WHAT IS REQUIRED:
Your task is to transcribe all of the records exactly and leave out the pictures.

RECORDS TO USE:
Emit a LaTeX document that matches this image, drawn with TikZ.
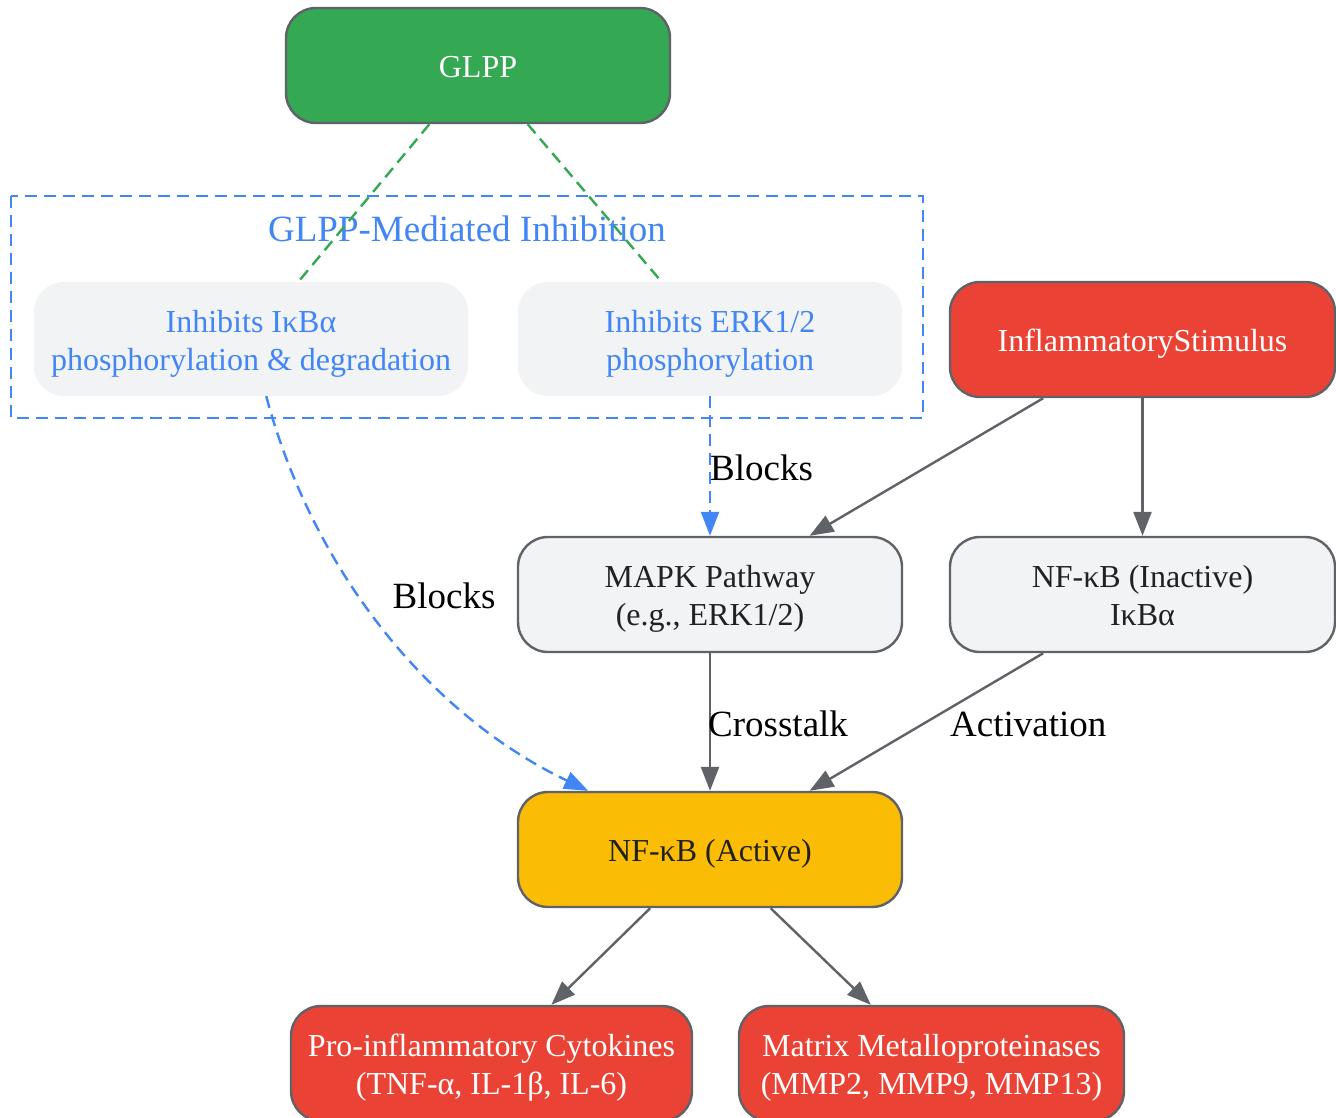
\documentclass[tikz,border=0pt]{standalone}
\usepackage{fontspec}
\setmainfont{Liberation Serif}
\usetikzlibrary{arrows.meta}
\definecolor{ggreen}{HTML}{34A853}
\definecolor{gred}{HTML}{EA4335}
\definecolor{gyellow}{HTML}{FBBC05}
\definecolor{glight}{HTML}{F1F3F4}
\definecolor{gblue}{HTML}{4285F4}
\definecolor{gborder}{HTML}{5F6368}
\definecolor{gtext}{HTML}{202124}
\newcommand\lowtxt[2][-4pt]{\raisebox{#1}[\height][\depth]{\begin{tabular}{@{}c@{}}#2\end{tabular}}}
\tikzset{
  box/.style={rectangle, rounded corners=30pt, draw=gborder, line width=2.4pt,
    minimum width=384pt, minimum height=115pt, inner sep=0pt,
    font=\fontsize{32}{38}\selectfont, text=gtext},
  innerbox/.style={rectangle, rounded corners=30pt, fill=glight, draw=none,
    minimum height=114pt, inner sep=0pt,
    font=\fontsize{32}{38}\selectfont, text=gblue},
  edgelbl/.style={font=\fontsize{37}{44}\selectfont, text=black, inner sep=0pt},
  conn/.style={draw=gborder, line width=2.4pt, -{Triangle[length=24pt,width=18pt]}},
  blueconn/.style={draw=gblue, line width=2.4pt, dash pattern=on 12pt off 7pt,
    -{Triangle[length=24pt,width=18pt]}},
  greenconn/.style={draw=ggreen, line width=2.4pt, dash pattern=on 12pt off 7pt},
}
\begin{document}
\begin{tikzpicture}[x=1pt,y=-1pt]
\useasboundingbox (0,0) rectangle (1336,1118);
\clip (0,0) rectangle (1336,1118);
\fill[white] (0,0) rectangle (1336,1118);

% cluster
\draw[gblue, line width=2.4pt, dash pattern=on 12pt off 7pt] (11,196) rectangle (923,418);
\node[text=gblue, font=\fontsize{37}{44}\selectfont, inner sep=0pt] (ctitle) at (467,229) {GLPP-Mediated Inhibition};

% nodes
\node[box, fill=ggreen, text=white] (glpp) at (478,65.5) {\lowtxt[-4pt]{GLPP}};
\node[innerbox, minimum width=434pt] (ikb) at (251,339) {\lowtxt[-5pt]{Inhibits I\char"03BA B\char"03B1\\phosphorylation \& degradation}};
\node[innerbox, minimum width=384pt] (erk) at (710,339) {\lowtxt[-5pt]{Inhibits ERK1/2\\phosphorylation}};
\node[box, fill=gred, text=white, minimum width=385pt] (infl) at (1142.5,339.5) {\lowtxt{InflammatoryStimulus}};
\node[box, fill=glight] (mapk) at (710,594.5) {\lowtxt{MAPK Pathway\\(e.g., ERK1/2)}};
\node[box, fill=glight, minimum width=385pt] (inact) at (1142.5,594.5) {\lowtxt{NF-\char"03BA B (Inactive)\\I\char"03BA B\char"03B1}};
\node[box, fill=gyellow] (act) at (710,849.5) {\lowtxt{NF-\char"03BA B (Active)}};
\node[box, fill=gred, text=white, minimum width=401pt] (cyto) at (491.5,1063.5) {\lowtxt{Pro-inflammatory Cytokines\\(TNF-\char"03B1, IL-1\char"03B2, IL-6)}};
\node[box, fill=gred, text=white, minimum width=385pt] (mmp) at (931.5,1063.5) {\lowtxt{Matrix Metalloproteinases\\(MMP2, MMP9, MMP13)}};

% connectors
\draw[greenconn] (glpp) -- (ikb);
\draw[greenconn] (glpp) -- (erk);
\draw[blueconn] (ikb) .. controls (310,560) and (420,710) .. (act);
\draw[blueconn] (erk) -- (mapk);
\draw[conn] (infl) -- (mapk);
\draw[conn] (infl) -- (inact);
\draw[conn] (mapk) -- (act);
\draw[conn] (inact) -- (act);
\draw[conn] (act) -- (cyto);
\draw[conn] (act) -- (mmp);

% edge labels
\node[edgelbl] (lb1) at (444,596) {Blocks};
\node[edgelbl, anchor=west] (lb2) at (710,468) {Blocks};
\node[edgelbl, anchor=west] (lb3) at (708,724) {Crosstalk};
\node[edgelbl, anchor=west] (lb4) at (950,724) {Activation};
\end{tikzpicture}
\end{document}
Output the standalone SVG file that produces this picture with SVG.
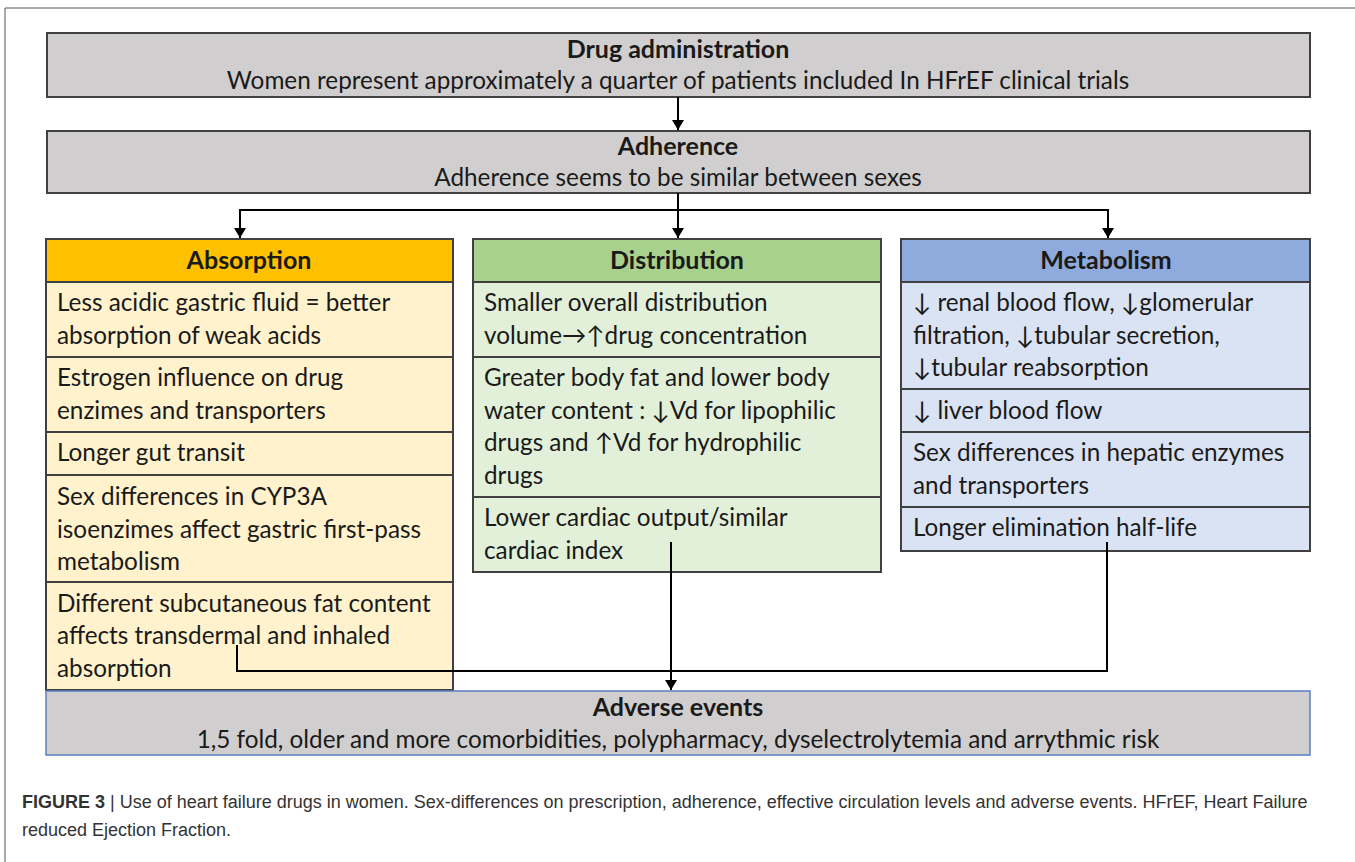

REPLY TO THE EXERCISE:
Emit a LaTeX document that matches this image, drawn with TikZ.
\documentclass[tikz,border=0pt]{standalone}
\usepackage{fontspec}
\setmainfont{Liberation Serif}
\usetikzlibrary{arrows.meta}
\definecolor{ggreen}{HTML}{34A853}
\definecolor{gred}{HTML}{EA4335}
\definecolor{gyellow}{HTML}{FBBC05}
\definecolor{glight}{HTML}{F1F3F4}
\definecolor{gblue}{HTML}{4285F4}
\definecolor{gborder}{HTML}{5F6368}
\definecolor{gtext}{HTML}{202124}
\newcommand\lowtxt[2][-4pt]{\raisebox{#1}[\height][\depth]{\begin{tabular}{@{}c@{}}#2\end{tabular}}}
\tikzset{
  box/.style={rectangle, rounded corners=30pt, draw=gborder, line width=2.4pt,
    minimum width=384pt, minimum height=115pt, inner sep=0pt,
    font=\fontsize{32}{38}\selectfont, text=gtext},
  innerbox/.style={rectangle, rounded corners=30pt, fill=glight, draw=none,
    minimum height=114pt, inner sep=0pt,
    font=\fontsize{32}{38}\selectfont, text=gblue},
  edgelbl/.style={font=\fontsize{37}{44}\selectfont, text=black, inner sep=0pt},
  conn/.style={draw=gborder, line width=2.4pt, -{Triangle[length=24pt,width=18pt]}},
  blueconn/.style={draw=gblue, line width=2.4pt, dash pattern=on 12pt off 7pt,
    -{Triangle[length=24pt,width=18pt]}},
  greenconn/.style={draw=ggreen, line width=2.4pt, dash pattern=on 12pt off 7pt},
}
\begin{document}
\begin{tikzpicture}[x=1pt,y=-1pt]
\useasboundingbox (0,0) rectangle (1336,1118);
\clip (0,0) rectangle (1336,1118);
\fill[white] (0,0) rectangle (1336,1118);

% cluster
\draw[gblue, line width=2.4pt, dash pattern=on 12pt off 7pt] (11,196) rectangle (923,418);
\node[text=gblue, font=\fontsize{37}{44}\selectfont, inner sep=0pt] (ctitle) at (467,229) {GLPP-Mediated Inhibition};

% nodes
\node[box, fill=ggreen, text=white] (glpp) at (478,65.5) {\lowtxt[-4pt]{GLPP}};
\node[innerbox, minimum width=434pt] (ikb) at (251,339) {\lowtxt[-5pt]{Inhibits I\char"03BA B\char"03B1\\phosphorylation \& degradation}};
\node[innerbox, minimum width=384pt] (erk) at (710,339) {\lowtxt[-5pt]{Inhibits ERK1/2\\phosphorylation}};
\node[box, fill=gred, text=white, minimum width=385pt] (infl) at (1142.5,339.5) {\lowtxt{InflammatoryStimulus}};
\node[box, fill=glight] (mapk) at (710,594.5) {\lowtxt{MAPK Pathway\\(e.g., ERK1/2)}};
\node[box, fill=glight, minimum width=385pt] (inact) at (1142.5,594.5) {\lowtxt{NF-\char"03BA B (Inactive)\\I\char"03BA B\char"03B1}};
\node[box, fill=gyellow] (act) at (710,849.5) {\lowtxt{NF-\char"03BA B (Active)}};
\node[box, fill=gred, text=white, minimum width=401pt] (cyto) at (491.5,1063.5) {\lowtxt{Pro-inflammatory Cytokines\\(TNF-\char"03B1, IL-1\char"03B2, IL-6)}};
\node[box, fill=gred, text=white, minimum width=385pt] (mmp) at (931.5,1063.5) {\lowtxt{Matrix Metalloproteinases\\(MMP2, MMP9, MMP13)}};

% connectors
\draw[greenconn] (glpp) -- (ikb);
\draw[greenconn] (glpp) -- (erk);
\draw[blueconn] (ikb) .. controls (310,560) and (420,710) .. (act);
\draw[blueconn] (erk) -- (mapk);
\draw[conn] (infl) -- (mapk);
\draw[conn] (infl) -- (inact);
\draw[conn] (mapk) -- (act);
\draw[conn] (inact) -- (act);
\draw[conn] (act) -- (cyto);
\draw[conn] (act) -- (mmp);

% edge labels
\node[edgelbl] (lb1) at (444,596) {Blocks};
\node[edgelbl, anchor=west] (lb2) at (710,468) {Blocks};
\node[edgelbl, anchor=west] (lb3) at (708,724) {Crosstalk};
\node[edgelbl, anchor=west] (lb4) at (950,724) {Activation};
\end{tikzpicture}
\end{document}
Output the standalone SVG file that produces this picture with SVG.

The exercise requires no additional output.